▶ WHAT IS EXPECTED: Begin at the line that contains "Write the Plotly code for this chart.", stop after the line that contains "return (H - B - yf) / PH", and reproduce only that span, unaltered.

▶ THE DATA:
----

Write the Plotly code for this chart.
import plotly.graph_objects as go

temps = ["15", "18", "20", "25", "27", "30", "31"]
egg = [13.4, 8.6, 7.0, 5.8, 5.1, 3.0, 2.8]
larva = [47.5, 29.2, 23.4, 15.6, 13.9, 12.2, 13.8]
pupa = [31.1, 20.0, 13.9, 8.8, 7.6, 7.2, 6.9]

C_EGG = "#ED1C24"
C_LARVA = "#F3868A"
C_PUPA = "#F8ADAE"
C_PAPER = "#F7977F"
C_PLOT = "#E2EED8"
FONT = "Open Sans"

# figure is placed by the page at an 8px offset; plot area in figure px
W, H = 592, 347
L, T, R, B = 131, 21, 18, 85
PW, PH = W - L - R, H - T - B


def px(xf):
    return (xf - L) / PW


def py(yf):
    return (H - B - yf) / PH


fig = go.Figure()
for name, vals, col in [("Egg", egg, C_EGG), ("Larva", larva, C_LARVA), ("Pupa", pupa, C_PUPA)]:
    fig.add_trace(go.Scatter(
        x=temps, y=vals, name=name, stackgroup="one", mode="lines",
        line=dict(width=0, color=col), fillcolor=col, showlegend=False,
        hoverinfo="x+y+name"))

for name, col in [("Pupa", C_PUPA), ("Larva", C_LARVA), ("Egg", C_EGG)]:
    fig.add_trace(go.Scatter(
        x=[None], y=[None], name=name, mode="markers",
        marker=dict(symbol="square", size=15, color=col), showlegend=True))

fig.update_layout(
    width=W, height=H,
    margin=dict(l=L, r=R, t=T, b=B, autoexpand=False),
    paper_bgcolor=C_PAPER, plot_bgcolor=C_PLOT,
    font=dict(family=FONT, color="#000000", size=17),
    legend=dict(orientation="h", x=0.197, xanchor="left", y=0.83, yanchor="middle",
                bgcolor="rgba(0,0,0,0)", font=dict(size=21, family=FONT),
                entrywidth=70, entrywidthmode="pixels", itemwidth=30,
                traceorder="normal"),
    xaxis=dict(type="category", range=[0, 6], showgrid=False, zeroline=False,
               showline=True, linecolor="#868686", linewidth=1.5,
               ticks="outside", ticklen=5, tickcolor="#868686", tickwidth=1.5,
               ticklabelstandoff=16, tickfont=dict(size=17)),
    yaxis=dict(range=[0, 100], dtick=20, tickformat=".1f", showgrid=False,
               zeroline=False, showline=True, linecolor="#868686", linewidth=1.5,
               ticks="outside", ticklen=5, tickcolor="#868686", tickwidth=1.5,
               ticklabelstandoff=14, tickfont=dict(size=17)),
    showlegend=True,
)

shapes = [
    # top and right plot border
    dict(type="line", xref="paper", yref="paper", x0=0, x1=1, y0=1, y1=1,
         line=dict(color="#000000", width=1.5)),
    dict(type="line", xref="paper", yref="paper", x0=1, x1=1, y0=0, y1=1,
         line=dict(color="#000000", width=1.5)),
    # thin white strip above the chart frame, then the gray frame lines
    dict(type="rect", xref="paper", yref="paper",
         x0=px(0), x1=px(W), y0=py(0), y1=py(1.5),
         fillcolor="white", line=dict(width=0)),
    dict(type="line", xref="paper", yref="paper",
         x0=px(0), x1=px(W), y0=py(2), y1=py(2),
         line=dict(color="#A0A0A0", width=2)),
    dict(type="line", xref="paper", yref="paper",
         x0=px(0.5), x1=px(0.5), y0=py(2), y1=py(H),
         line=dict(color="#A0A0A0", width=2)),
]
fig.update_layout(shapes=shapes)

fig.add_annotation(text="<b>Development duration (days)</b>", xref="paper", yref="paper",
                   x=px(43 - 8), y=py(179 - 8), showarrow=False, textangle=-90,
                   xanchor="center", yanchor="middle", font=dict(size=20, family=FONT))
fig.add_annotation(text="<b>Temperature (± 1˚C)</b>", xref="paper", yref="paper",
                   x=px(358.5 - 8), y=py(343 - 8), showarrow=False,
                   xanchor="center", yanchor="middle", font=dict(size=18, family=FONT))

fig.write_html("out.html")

----

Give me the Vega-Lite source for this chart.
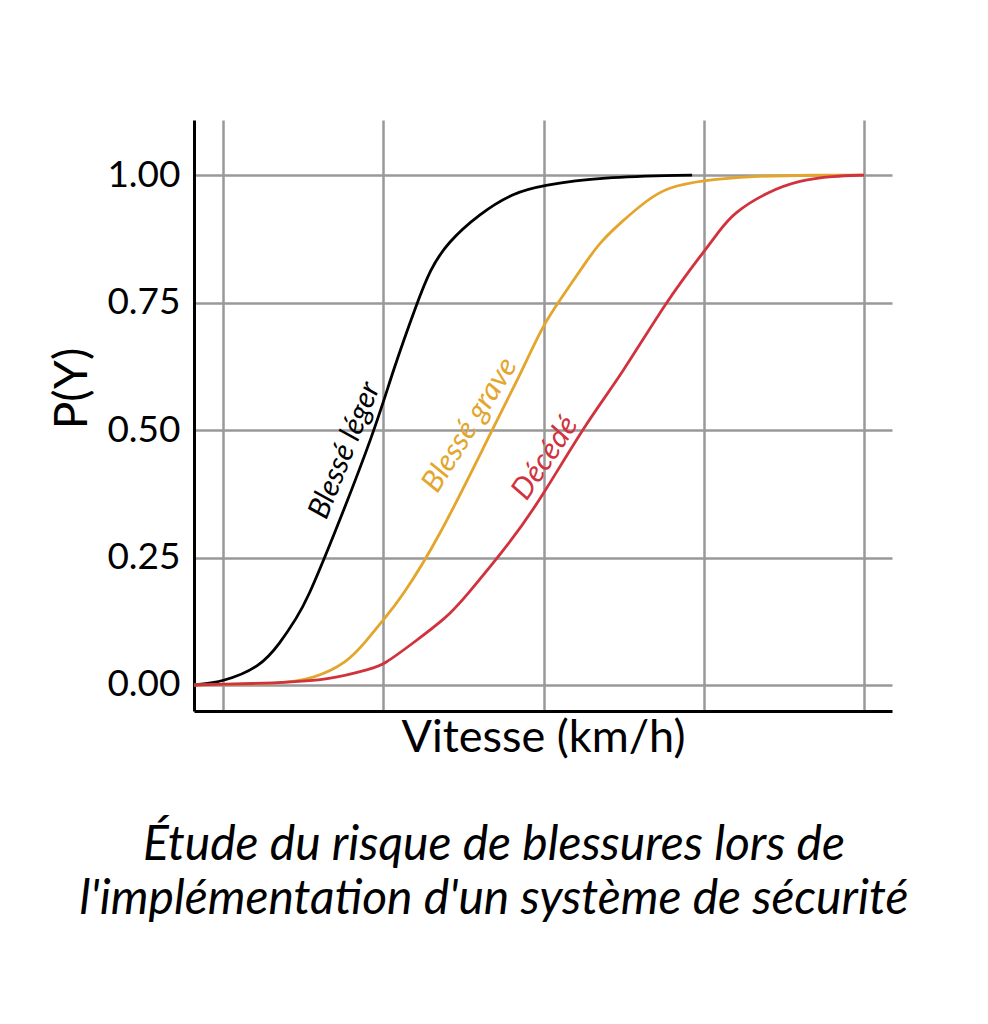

----

▶ RESULT FOR THIS TASK:
Write the Plotly code for this chart.
import plotly.graph_objects as go

temps = ["15", "18", "20", "25", "27", "30", "31"]
egg = [13.4, 8.6, 7.0, 5.8, 5.1, 3.0, 2.8]
larva = [47.5, 29.2, 23.4, 15.6, 13.9, 12.2, 13.8]
pupa = [31.1, 20.0, 13.9, 8.8, 7.6, 7.2, 6.9]

C_EGG = "#ED1C24"
C_LARVA = "#F3868A"
C_PUPA = "#F8ADAE"
C_PAPER = "#F7977F"
C_PLOT = "#E2EED8"
FONT = "Open Sans"

# figure is placed by the page at an 8px offset; plot area in figure px
W, H = 592, 347
L, T, R, B = 131, 21, 18, 85
PW, PH = W - L - R, H - T - B


def px(xf):
    return (xf - L) / PW


def py(yf):
    return (H - B - yf) / PH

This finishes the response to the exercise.